Copy out the listing in full, exactly as written, but not its pictures.
###
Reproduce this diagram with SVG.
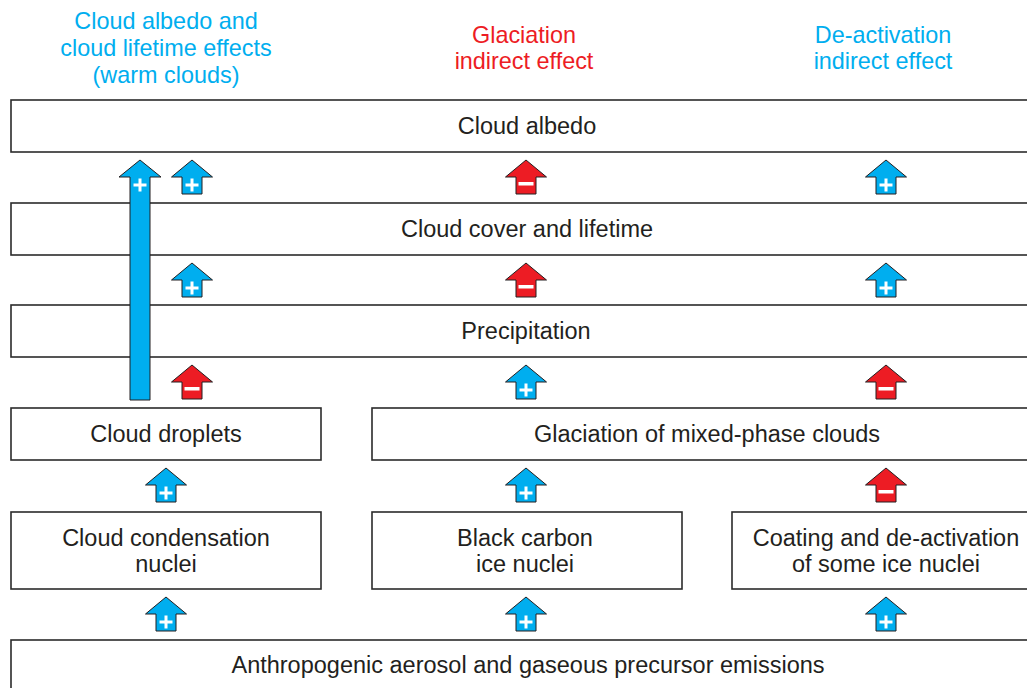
<svg xmlns="http://www.w3.org/2000/svg" xmlns:xlink="http://www.w3.org/1999/xlink" width="1027" height="688" viewBox="0 0 1027 688">
<style>
.box{fill:#fff;stroke:#2b2b2b;stroke-width:1.6}
.t{font-family:"Liberation Sans",Arial,sans-serif;font-size:23.5px;fill:#231f20;text-anchor:middle}
.h{font-family:"Liberation Sans",Arial,sans-serif;font-size:23.4px;text-anchor:middle}
.blue{fill:#00aeef}
.red{fill:#ed1c24}
.arr{stroke:#231f20;stroke-width:1}
.sgn{fill:#fff}
</style>
<defs>
<path id="ah" d="M0,0 L20.5,17 L10,17 L10,34 L-10,34 L-10,17 L-20.5,17 Z"/>
<g id="plus"><rect x="-6.5" y="23.5" width="13" height="3" class="sgn"/><rect x="-1.5" y="18.5" width="3" height="13" class="sgn"/></g>
<rect id="minus" x="-7.5" y="22" width="15" height="3.5" class="sgn"/>
</defs>
<g id="headings">
<text class="h blue" x="166" y="29">Cloud albedo and</text>
<text class="h blue" x="166" y="56">cloud lifetime effects</text>
<text class="h blue" x="166" y="83">(warm clouds)</text>
<text class="h red" x="524" y="43">Glaciation</text>
<text class="h red" x="524" y="69">indirect effect</text>
<text class="h blue" x="883" y="43">De-activation</text>
<text class="h blue" x="883" y="69">indirect effect</text>
</g>
<g id="node-albedo"><rect class="box" x="11" y="100" width="1030" height="52"/><text class="t" x="527" y="134">Cloud albedo</text></g>
<g id="node-cover"><rect class="box" x="11" y="203" width="1030" height="52"/><text class="t" x="527" y="237">Cloud cover and lifetime</text></g>
<g id="node-precip"><rect class="box" x="11" y="305" width="1030" height="52"/><text class="t" x="526" y="339">Precipitation</text></g>
<g id="node-droplets"><rect class="box" x="11" y="408" width="310" height="52"/><text class="t" x="166" y="442">Cloud droplets</text></g>
<g id="node-glaciation"><rect class="box" x="372" y="408" width="669" height="52"/><text class="t" x="707" y="442">Glaciation of mixed-phase clouds</text></g>
<g id="node-ccn"><rect class="box" x="11" y="512" width="310" height="77"/><text class="t" x="166" y="546">Cloud condensation</text><text class="t" x="166" y="572">nuclei</text></g>
<g id="node-bc"><rect class="box" x="372" y="512" width="310" height="77"/><text class="t" x="525" y="546">Black carbon</text><text class="t" x="525" y="572">ice nuclei</text></g>
<g id="node-coating"><rect class="box" x="732" y="512" width="310" height="77"/><text class="t" x="886" y="546">Coating and de-activation</text><text class="t" x="886" y="572">of some ice nuclei</text></g>
<g id="node-emissions"><rect class="box" x="11" y="640" width="1030" height="60"/><text class="t" x="528" y="673">Anthropogenic aerosol and gaseous precursor emissions</text></g>
<g id="connectors">
<path class="blue arr" d="M140,160 L161,177 L150,177 L150,400 L130,400 L130,177 L119,177 Z"/>
<use href="#plus" x="140" y="160"/>
<g transform="translate(192,160)"><use href="#ah" class="blue arr"/><use href="#plus"/></g>
<g transform="translate(526,160)"><use href="#ah" class="red arr"/><use href="#minus"/></g>
<g transform="translate(886,160)"><use href="#ah" class="blue arr"/><use href="#plus"/></g>
<g transform="translate(192,263)"><use href="#ah" class="blue arr"/><use href="#plus"/></g>
<g transform="translate(526,263)"><use href="#ah" class="red arr"/><use href="#minus"/></g>
<g transform="translate(886,263)"><use href="#ah" class="blue arr"/><use href="#plus"/></g>
<g transform="translate(192,365)"><use href="#ah" class="red arr"/><use href="#minus"/></g>
<g transform="translate(526,365)"><use href="#ah" class="blue arr"/><use href="#plus"/></g>
<g transform="translate(886,365)"><use href="#ah" class="red arr"/><use href="#minus"/></g>
<g transform="translate(166,468)"><use href="#ah" class="blue arr"/><use href="#plus"/></g>
<g transform="translate(526,468)"><use href="#ah" class="blue arr"/><use href="#plus"/></g>
<g transform="translate(886,468)"><use href="#ah" class="red arr"/><use href="#minus"/></g>
<g transform="translate(166,597)"><use href="#ah" class="blue arr"/><use href="#plus"/></g>
<g transform="translate(526,597)"><use href="#ah" class="blue arr"/><use href="#plus"/></g>
<g transform="translate(886,597)"><use href="#ah" class="blue arr"/><use href="#plus"/></g>
</g>
</svg>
###
In response ->
Reproduce this diagram with SVG.
<svg xmlns="http://www.w3.org/2000/svg" xmlns:xlink="http://www.w3.org/1999/xlink" width="1027" height="688" viewBox="0 0 1027 688">
<style>
.box{fill:#fff;stroke:#2b2b2b;stroke-width:1.6}
.t{font-family:"Liberation Sans",Arial,sans-serif;font-size:23.5px;fill:#231f20;text-anchor:middle}
.h{font-family:"Liberation Sans",Arial,sans-serif;font-size:23.4px;text-anchor:middle}
.blue{fill:#00aeef}
.red{fill:#ed1c24}
.arr{stroke:#231f20;stroke-width:1}
.sgn{fill:#fff}
</style>
<defs>
<path id="ah" d="M0,0 L20.5,17 L10,17 L10,34 L-10,34 L-10,17 L-20.5,17 Z"/>
<g id="plus"><rect x="-6.5" y="23.5" width="13" height="3" class="sgn"/><rect x="-1.5" y="18.5" width="3" height="13" class="sgn"/></g>
<rect id="minus" x="-7.5" y="22" width="15" height="3.5" class="sgn"/>
</defs>
<g id="headings">
<text class="h blue" x="166" y="29">Cloud albedo and</text>
<text class="h blue" x="166" y="56">cloud lifetime effects</text>
<text class="h blue" x="166" y="83">(warm clouds)</text>
<text class="h red" x="524" y="43">Glaciation</text>
<text class="h red" x="524" y="69">indirect effect</text>
<text class="h blue" x="883" y="43">De-activation</text>
<text class="h blue" x="883" y="69">indirect effect</text>
</g>
<g id="node-albedo"><rect class="box" x="11" y="100" width="1030" height="52"/><text class="t" x="527" y="134">Cloud albedo</text></g>
<g id="node-cover"><rect class="box" x="11" y="203" width="1030" height="52"/><text class="t" x="527" y="237">Cloud cover and lifetime</text></g>
<g id="node-precip"><rect class="box" x="11" y="305" width="1030" height="52"/><text class="t" x="526" y="339">Precipitation</text></g>
<g id="node-droplets"><rect class="box" x="11" y="408" width="310" height="52"/><text class="t" x="166" y="442">Cloud droplets</text></g>
<g id="node-glaciation"><rect class="box" x="372" y="408" width="669" height="52"/><text class="t" x="707" y="442">Glaciation of mixed-phase clouds</text></g>
<g id="node-ccn"><rect class="box" x="11" y="512" width="310" height="77"/><text class="t" x="166" y="546">Cloud condensation</text><text class="t" x="166" y="572">nuclei</text></g>
<g id="node-bc"><rect class="box" x="372" y="512" width="310" height="77"/><text class="t" x="525" y="546">Black carbon</text><text class="t" x="525" y="572">ice nuclei</text></g>
<g id="node-coating"><rect class="box" x="732" y="512" width="310" height="77"/><text class="t" x="886" y="546">Coating and de-activation</text><text class="t" x="886" y="572">of some ice nuclei</text></g>
<g id="node-emissions"><rect class="box" x="11" y="640" width="1030" height="60"/><text class="t" x="528" y="673">Anthropogenic aerosol and gaseous precursor emissions</text></g>
<g id="connectors">
<path class="blue arr" d="M140,160 L161,177 L150,177 L150,400 L130,400 L130,177 L119,177 Z"/>
<use href="#plus" x="140" y="160"/>
<g transform="translate(192,160)"><use href="#ah" class="blue arr"/><use href="#plus"/></g>
<g transform="translate(526,160)"><use href="#ah" class="red arr"/><use href="#minus"/></g>
<g transform="translate(886,160)"><use href="#ah" class="blue arr"/><use href="#plus"/></g>
<g transform="translate(192,263)"><use href="#ah" class="blue arr"/><use href="#plus"/></g>
<g transform="translate(526,263)"><use href="#ah" class="red arr"/><use href="#minus"/></g>
<g transform="translate(886,263)"><use href="#ah" class="blue arr"/><use href="#plus"/></g>
<g transform="translate(192,365)"><use href="#ah" class="red arr"/><use href="#minus"/></g>
<g transform="translate(526,365)"><use href="#ah" class="blue arr"/><use href="#plus"/></g>
<g transform="translate(886,365)"><use href="#ah" class="red arr"/><use href="#minus"/></g>
<g transform="translate(166,468)"><use href="#ah" class="blue arr"/><use href="#plus"/></g>
<g transform="translate(526,468)"><use href="#ah" class="blue arr"/><use href="#plus"/></g>
<g transform="translate(886,468)"><use href="#ah" class="red arr"/><use href="#minus"/></g>
<g transform="translate(166,597)"><use href="#ah" class="blue arr"/><use href="#plus"/></g>
<g transform="translate(526,597)"><use href="#ah" class="blue arr"/><use href="#plus"/></g>
<g transform="translate(886,597)"><use href="#ah" class="blue arr"/><use href="#plus"/></g>
</g>
</svg>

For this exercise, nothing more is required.